Diese Tatsachen betreffenden Eindrücke ergeben sich aus den Mitteilungen der Antragsgegnerin, dass (nach ihrer Auffassung) die „Allgemeinen Geschäftsbedingungen“ von T…. lediglich die Auszahlung der Hälfte des beim Deutschen Lotto- und Totoblock erzielten Jackpots vorschreiben würden. Verstärkt wird dies durch die Überlegung der Antragsgegnerin, dass sie es für nicht vorstellbar halte, dass ein „börsenorientiertes Unternehmen“, Ausschüttungen vornehme, zu denen es der Höhe nach nicht verpflichtet sei. Gestützt wird die Bildung dieser Eindrücke durch die weiteren Überlegungen, dass eine Auszahlung des Jackpots in überobligatorischer Höhe fragwürdig sei und die Vermutung nahe lege, dass es sich – auch im Hinblick auf die von der Antragstellerin herausgegebene Gewinnwarnung – um eine öffentlichkeitsbezogene Maßnahme handele. Die Formulierung „PR-Gag“ betont aus Sicht des verständigen Durchschnittslesers, dass die Antragsgegnerin als maßgebliche Motivation der Antragstellerin die Wirkung in der Öffentlichkeit abziele.

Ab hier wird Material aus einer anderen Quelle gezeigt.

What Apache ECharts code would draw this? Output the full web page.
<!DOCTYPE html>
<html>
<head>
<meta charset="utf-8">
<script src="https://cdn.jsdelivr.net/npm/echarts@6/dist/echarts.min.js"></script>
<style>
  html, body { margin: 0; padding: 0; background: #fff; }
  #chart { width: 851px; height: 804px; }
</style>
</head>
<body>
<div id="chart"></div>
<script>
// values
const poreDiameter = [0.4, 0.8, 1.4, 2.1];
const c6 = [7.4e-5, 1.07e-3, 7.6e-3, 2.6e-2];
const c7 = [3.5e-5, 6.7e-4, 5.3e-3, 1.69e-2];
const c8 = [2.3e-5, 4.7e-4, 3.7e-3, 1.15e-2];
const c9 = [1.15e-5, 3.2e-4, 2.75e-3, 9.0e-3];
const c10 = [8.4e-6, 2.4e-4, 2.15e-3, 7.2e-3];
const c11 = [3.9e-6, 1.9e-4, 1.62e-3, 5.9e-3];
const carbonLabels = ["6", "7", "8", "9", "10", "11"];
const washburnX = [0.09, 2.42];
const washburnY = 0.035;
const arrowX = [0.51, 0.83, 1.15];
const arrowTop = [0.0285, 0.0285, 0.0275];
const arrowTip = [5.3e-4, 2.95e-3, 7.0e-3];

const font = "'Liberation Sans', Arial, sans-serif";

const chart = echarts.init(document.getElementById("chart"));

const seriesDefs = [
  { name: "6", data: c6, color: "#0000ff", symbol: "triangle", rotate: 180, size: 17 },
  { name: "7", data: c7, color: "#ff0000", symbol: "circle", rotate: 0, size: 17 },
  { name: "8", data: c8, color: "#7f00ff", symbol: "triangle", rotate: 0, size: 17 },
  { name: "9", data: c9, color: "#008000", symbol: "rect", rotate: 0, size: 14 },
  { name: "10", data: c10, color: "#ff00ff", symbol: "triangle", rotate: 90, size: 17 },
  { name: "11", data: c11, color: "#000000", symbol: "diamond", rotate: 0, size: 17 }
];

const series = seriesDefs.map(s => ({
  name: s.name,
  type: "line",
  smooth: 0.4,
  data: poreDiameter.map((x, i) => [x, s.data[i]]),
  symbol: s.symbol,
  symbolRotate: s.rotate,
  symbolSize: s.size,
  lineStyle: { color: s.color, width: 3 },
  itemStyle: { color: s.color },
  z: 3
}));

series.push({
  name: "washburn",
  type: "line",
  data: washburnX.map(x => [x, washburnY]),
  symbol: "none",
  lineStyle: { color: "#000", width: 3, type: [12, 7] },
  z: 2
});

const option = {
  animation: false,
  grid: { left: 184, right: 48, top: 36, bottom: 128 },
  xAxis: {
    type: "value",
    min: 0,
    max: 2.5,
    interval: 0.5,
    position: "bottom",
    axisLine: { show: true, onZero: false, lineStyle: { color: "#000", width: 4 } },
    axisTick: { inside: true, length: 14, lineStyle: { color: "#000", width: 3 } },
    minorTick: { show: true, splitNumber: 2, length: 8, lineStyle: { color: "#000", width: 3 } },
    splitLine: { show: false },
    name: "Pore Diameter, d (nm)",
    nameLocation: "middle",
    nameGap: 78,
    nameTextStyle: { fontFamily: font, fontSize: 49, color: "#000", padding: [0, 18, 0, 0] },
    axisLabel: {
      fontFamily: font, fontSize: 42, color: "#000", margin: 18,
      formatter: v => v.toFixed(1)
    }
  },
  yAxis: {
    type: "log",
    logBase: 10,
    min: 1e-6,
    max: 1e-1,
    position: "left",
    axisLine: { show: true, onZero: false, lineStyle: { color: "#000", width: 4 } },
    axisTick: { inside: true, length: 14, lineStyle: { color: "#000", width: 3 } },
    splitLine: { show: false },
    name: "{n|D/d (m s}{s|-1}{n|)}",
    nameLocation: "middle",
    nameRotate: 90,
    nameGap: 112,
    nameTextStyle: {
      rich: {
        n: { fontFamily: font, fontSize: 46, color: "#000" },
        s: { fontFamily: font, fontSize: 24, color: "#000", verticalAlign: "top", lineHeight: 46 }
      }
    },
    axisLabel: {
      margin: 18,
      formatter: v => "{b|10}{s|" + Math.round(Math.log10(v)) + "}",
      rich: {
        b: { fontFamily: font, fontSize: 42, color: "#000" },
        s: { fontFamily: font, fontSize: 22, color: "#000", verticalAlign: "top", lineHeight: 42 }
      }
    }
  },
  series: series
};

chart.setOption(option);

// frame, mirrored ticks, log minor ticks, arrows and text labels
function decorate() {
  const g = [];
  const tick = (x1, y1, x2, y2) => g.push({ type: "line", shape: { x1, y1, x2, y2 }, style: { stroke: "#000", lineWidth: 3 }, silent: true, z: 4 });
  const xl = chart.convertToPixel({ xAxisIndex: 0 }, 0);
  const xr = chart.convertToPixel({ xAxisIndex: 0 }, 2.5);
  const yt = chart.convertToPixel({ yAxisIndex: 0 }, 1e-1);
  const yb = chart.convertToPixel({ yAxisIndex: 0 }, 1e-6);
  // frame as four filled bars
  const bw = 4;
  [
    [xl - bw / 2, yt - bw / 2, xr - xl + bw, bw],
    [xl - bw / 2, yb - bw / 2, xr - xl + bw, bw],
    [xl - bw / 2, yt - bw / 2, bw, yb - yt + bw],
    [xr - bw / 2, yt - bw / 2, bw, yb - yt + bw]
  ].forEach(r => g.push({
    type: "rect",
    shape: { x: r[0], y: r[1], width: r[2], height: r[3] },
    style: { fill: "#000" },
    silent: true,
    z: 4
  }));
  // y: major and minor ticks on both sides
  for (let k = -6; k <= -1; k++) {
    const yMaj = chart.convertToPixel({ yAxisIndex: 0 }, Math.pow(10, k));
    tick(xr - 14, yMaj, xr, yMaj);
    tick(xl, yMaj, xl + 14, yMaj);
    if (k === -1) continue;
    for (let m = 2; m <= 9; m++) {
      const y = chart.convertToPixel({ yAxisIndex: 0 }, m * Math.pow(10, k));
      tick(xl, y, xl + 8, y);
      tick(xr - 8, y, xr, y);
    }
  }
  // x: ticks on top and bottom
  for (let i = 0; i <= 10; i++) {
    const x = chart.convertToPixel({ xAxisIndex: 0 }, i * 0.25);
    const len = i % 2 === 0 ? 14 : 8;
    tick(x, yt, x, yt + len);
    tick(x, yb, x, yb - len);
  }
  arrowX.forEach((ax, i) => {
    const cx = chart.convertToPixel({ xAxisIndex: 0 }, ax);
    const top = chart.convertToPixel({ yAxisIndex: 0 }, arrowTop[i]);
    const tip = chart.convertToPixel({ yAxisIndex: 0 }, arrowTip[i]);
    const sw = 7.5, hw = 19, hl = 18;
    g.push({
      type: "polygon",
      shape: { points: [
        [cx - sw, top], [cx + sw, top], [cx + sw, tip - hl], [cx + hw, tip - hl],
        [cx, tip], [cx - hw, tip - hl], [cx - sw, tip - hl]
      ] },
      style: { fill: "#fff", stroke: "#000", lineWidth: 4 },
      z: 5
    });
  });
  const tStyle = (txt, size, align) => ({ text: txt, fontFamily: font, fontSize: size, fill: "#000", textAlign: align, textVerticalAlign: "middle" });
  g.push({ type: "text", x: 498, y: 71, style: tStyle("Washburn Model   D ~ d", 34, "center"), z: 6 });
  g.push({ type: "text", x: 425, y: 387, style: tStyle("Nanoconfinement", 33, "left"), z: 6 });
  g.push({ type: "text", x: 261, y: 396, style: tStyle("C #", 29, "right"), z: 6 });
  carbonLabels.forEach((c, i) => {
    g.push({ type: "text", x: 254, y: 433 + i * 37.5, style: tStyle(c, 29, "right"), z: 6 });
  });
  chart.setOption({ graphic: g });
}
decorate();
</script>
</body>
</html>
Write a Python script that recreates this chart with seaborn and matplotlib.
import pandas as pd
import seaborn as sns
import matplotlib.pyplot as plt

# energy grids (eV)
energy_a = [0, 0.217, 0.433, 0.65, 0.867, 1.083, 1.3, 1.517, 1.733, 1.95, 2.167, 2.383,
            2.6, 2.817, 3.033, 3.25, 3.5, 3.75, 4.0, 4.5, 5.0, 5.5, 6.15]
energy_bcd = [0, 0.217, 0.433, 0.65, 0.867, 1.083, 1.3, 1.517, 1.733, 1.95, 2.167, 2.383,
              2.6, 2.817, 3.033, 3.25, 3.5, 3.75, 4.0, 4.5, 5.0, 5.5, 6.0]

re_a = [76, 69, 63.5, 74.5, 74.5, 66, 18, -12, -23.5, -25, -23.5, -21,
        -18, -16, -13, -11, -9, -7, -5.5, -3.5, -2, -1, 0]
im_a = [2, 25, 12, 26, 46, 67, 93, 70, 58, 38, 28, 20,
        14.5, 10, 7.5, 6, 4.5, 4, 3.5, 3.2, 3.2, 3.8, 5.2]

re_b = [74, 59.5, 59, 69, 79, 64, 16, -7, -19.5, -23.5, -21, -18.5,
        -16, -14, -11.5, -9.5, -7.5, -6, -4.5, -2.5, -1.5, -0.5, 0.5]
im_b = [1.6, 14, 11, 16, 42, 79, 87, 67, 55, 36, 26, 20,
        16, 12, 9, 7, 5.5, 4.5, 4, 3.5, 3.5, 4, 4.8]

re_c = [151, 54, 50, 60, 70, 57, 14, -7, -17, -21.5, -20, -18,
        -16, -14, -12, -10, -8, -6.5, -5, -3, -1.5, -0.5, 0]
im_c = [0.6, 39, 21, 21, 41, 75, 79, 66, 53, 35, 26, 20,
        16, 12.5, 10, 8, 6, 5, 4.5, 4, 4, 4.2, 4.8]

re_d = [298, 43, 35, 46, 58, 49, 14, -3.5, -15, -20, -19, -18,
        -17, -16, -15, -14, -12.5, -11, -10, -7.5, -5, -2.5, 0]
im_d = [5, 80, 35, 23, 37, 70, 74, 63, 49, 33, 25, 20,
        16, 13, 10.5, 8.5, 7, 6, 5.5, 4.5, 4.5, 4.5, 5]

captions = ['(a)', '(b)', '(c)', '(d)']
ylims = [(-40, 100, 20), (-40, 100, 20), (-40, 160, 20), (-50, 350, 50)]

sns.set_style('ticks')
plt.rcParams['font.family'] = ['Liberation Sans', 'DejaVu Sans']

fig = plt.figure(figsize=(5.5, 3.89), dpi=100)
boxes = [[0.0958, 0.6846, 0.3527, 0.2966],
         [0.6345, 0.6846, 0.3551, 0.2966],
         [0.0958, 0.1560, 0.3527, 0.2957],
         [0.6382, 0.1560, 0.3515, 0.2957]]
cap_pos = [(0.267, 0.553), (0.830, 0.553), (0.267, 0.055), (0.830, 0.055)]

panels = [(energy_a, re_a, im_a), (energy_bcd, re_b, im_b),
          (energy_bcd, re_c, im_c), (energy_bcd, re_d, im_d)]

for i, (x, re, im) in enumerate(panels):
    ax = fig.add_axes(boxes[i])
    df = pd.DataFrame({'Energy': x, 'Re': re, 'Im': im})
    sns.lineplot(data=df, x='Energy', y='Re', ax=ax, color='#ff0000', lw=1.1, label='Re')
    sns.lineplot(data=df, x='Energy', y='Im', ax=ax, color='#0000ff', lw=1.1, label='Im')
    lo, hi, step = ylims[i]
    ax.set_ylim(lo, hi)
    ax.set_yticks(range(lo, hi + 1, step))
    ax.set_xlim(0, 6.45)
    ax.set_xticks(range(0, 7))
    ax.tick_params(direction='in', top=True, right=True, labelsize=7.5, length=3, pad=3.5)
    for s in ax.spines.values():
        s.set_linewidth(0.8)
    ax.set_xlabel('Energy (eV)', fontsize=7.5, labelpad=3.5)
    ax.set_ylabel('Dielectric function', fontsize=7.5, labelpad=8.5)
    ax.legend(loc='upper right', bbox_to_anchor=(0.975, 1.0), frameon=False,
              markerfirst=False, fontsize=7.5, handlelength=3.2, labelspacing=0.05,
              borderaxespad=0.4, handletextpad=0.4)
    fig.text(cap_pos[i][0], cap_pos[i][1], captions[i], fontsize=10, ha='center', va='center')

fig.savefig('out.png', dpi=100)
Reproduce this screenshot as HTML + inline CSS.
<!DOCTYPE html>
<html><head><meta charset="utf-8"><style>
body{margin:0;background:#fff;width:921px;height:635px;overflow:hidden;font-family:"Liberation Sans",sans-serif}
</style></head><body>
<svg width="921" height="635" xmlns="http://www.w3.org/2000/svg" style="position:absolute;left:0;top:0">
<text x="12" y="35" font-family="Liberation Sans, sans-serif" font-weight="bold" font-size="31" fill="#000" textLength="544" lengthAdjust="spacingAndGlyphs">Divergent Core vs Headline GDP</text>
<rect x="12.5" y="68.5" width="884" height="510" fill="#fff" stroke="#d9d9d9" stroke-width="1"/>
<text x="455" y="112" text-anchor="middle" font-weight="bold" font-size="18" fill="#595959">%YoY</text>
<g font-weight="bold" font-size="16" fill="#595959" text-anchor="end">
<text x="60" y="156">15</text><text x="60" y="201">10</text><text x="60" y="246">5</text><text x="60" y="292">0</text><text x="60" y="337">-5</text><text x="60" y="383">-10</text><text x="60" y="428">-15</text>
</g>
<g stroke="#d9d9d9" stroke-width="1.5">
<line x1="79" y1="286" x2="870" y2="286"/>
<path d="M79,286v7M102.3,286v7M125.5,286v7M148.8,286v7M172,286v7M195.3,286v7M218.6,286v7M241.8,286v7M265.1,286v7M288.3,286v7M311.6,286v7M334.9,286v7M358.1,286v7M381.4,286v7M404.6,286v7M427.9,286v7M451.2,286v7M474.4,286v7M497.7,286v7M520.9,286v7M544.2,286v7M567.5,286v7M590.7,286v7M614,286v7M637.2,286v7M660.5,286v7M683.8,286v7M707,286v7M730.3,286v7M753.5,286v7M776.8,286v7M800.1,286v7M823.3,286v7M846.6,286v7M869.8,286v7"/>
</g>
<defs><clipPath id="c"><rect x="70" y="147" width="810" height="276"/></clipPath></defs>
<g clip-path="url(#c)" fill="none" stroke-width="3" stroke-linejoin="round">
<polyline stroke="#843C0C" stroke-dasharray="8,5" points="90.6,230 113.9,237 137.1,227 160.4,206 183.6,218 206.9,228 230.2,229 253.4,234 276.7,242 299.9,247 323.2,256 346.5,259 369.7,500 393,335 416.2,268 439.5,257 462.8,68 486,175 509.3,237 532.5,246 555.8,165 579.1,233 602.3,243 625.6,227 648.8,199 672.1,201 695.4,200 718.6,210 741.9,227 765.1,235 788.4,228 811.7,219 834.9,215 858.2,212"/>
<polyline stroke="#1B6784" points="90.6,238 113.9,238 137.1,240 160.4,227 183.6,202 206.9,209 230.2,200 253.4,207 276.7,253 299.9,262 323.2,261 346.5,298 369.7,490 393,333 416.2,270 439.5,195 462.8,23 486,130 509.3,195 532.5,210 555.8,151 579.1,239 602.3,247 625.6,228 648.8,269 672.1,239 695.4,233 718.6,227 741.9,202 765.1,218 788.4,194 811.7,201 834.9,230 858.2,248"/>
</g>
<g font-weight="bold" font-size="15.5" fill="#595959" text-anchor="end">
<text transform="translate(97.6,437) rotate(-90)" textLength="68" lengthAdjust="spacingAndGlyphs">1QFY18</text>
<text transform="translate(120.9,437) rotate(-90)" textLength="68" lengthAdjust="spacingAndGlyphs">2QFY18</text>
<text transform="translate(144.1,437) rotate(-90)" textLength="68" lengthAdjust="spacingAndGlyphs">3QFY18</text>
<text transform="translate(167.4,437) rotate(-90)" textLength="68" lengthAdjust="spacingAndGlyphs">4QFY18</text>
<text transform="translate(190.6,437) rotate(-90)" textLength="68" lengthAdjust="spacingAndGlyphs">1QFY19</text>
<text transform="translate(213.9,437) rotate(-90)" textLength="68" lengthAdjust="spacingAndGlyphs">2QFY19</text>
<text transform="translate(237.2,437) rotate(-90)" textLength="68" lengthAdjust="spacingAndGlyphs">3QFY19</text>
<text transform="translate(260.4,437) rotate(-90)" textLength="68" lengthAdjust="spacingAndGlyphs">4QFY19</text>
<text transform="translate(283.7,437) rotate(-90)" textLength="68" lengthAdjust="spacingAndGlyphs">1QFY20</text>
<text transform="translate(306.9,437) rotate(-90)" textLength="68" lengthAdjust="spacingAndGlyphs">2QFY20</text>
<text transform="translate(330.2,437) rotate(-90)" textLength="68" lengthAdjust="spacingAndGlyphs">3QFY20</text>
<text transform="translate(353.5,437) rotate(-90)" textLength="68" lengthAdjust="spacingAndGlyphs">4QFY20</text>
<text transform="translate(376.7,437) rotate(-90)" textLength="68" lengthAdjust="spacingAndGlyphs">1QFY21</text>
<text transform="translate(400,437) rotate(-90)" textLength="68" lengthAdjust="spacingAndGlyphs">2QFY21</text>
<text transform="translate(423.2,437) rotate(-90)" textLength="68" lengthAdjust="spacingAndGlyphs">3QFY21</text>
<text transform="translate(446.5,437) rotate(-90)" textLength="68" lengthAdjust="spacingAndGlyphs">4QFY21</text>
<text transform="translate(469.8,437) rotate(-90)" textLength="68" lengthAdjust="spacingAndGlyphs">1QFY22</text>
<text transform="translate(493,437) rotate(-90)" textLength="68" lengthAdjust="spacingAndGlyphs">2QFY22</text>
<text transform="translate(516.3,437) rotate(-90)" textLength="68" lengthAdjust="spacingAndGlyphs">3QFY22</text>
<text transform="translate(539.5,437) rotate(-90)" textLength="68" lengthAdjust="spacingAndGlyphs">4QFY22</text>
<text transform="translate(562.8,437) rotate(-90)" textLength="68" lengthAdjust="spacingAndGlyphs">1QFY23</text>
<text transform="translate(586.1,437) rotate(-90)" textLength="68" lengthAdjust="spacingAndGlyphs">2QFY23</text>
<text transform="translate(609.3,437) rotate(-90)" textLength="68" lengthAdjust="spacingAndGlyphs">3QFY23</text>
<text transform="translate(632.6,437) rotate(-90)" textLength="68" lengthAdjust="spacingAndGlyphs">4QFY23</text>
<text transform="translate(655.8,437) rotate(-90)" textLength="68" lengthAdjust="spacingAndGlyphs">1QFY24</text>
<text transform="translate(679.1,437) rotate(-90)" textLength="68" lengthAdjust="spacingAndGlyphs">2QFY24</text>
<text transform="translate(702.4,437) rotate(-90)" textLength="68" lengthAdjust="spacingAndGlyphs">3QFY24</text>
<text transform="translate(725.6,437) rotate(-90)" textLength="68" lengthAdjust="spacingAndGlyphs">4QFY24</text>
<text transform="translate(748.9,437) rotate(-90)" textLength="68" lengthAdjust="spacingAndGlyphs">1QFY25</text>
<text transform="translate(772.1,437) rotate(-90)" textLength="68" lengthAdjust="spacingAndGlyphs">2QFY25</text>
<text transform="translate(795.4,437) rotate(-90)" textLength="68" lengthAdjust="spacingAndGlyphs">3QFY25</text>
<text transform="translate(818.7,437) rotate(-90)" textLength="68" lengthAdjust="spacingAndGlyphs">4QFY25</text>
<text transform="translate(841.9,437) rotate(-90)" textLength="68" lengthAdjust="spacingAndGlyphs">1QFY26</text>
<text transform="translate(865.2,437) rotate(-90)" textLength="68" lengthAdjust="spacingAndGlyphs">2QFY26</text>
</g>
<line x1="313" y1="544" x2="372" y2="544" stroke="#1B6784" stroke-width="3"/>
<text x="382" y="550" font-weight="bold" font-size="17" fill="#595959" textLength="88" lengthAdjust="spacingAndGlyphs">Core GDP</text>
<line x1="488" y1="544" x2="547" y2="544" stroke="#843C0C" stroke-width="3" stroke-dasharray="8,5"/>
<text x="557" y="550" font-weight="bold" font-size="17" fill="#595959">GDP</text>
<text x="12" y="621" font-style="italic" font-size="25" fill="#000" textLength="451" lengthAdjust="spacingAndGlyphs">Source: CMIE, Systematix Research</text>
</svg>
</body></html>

Aus Sicht des verständigen Durchschnittslesers kommt es für die Deutung der Mitteilungen der Antragsgegnerin nicht darauf an, dass die Antragsgegnerin nicht konkrete Sachenbehauptungen aufstelle, sondern vielmehr in wertenden Fragestellungen Mitteilung mache. Denn es ergibt sich aus den aufgeworfenen Fragen und formulierten Wertungen eine Bezugnahme auf ein tatsächliches, in der Öffentlichkeit erörtertes Geschehen. Zu einem solchen nimmt die Antragsgegnerin Stellung und vermittelt damit die Eindrücke, die Gegenstand des Verbotstenors der einstweiligen Verfügung sind.

Bei der Abwägung der widerstreitenden Interessen der Parteien, nämlich dem Recht am eingerichteten und ausgeübten Gewerbebetrieb der Antragstellerin und dem Recht auf Meinungsäußerung (Artikel 5 Abs. 1 Grundgesetz) auf Seiten der Antragsgegnerin ist zu berücksichtigen, dass die Antragsgegnerin sich im Kontext der öffentlichen Auseinandersetzung über die rechtlichen Rahmenbedingungen für die Veranstaltung von Glückspielen äußert. Dennoch muss das Interesse, sich frei zu äußern, nach Maßgabe der Schranken der allgemeinen Gesetze (Artikel 5 Abs. 2 Grundgesetz) und der damit erforderlichen Abwägung zwischen den genannten widerstreitenden Interessen zurücktreten, soweit durch die Ausübung der Äußerungsfreiheit die Rechte anderer in der Weise betroffen werden, dass unzutreffende Tatsachenbehauptungen aufgestellt werden. Hierbei berücksichtigt die Kammer auch, dass die Antragsgegnerin nicht explizit Tatsachenbehauptungen (als feststehend) verbreitet, sondern vielmehr eigene, wertende Überlegungen aufstellt, die lediglich die von der Kammer festgestellten Eindrücke erwecken.

Die sich als Tatsachenbehauptungen darstellenden Eindrücke sind im Hinblick auf ihren Tatsachenkern unrichtig. Die Antragstellerin hat glaubhaft gemacht, dass es zum einen einen Gewinner gegeben hat, der an dem Spiel von T…. teilgenommen hat und die Voraussetzungen erfüllt hat, den Jackpot zu gewinnen, und dass der Gewinnbetrag von 31,7 Millionen Euro an diesen Teilnehmer auch tatsächlich, nämlich am 09. Oktober 2009, ausgezahlt worden ist. Diese Sachverhalte hat die Antragsgegnerin nicht (in erheblicher Weise) bestritten.

Die Antragstellerin hat auch einen Verfügungsgrund glaubhaft gemacht. Die durch die Erstbegehung indizierte Wiederholungsgefahr ist nicht ausgeräumt worden. So hat die Antragsgegnerin eine Unterlassungsverpflichtungserklärung nicht abgegeben.

Die Entscheidung über die Kosten des Verfahrens ergibt sich aus § 91 ZPO.